(SNO) — Not everything is as it seems.
This well-known phrase can be applied to a British couple in their 70s who, according to the Mail on Sunday, quoting court documents, were couriers for an “organised criminal group” who gave the “impression of being an elderly couple on a road trip”.
Interestingly, the Mail revealed that the couple — former lorry driver Roger Clarke, 72, and his wife Sue, 70 — “went ashore at the island of St Lucia and returned with four new cases”.

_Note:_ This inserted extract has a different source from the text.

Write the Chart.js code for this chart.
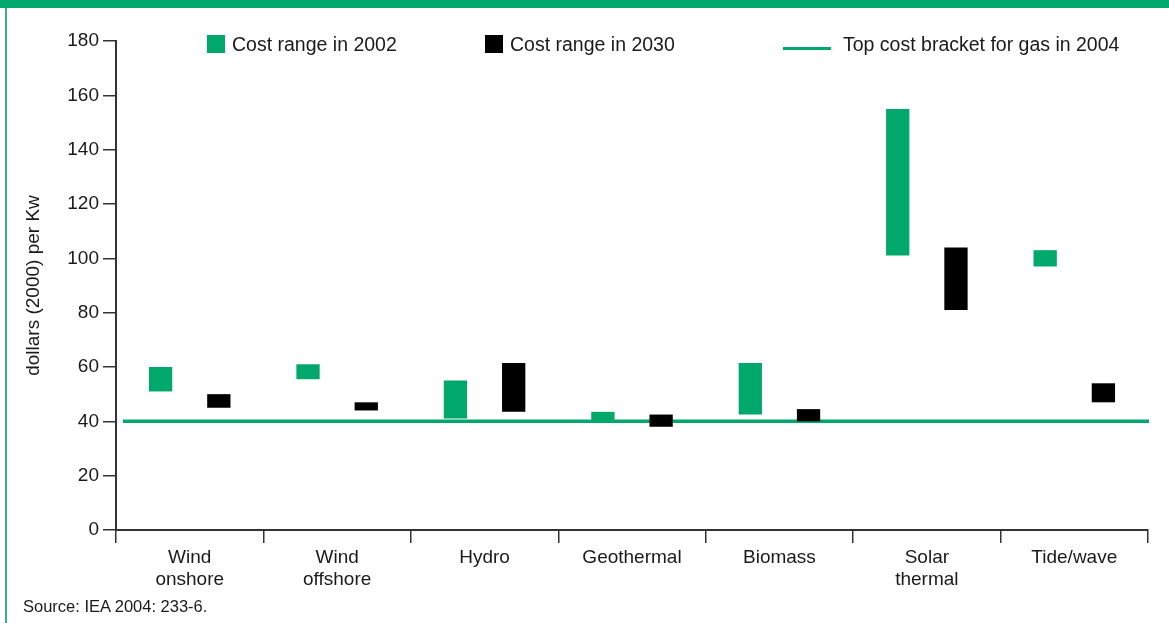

The Clarkes were arrested last week when their Caribbean cruise ship, the Marco Polo docked in Lisbon, Portugal. According to the Mail, they are accused of smuggling “20 lbs of high-grade cocaine hidden under false bottoms in their suitcases”.
The couple had reportedly made 16 drug-smuggling trips to Norway in an old car and imported cannabis worth £1 million over 15 months.
The Mail further reported: “After their arrest in Oslo in 2004 they skipped bail and returned to England, where they changed their names and moved into sheltered housing. Their life on the run ended when Mr Clarke became chairman of a residents’ association and his picture appeared in a local newspaper. It led to the couple’s arrest and extradition to Norway, where they were jailed in 2011.
“Court papers reveal they were recruited by a Costa Blanca-based British criminal in 2003 and paid a total of £33,000 to drive across Europe with the cannabis hidden in a secret compartment in a passenger door of their Nissan.
“Eleven of the trips were made from Spain, where they were living at the time. The other five were from the Netherlands. Mr Clarke usually collected the drugs from ‘a supermarket near Alicante’.
“The couple then headed for the German port of Kiel before making the 20-hour crossing to Oslo by ferry, where they handed over the cannabis to Norwegian members of the gang. In all, they smuggled about 573 lb.
“They were caught in Oslo on September 13, 2004. When a sniffer dog detected drugs in the secret compartment of their Nissan, Mrs Clarke burst into tears and her husband confessed, believing he would receive a ‘greatly reduced punishment, possibly no penalty at all’.
“Mrs Clarke was unaware of the true nature of her husband’s first drugs run, on May 17, 2003. Despite her reluctance to get involved after her husband told her the truth, she ‘nevertheless made a choice by joining all the next trips’.”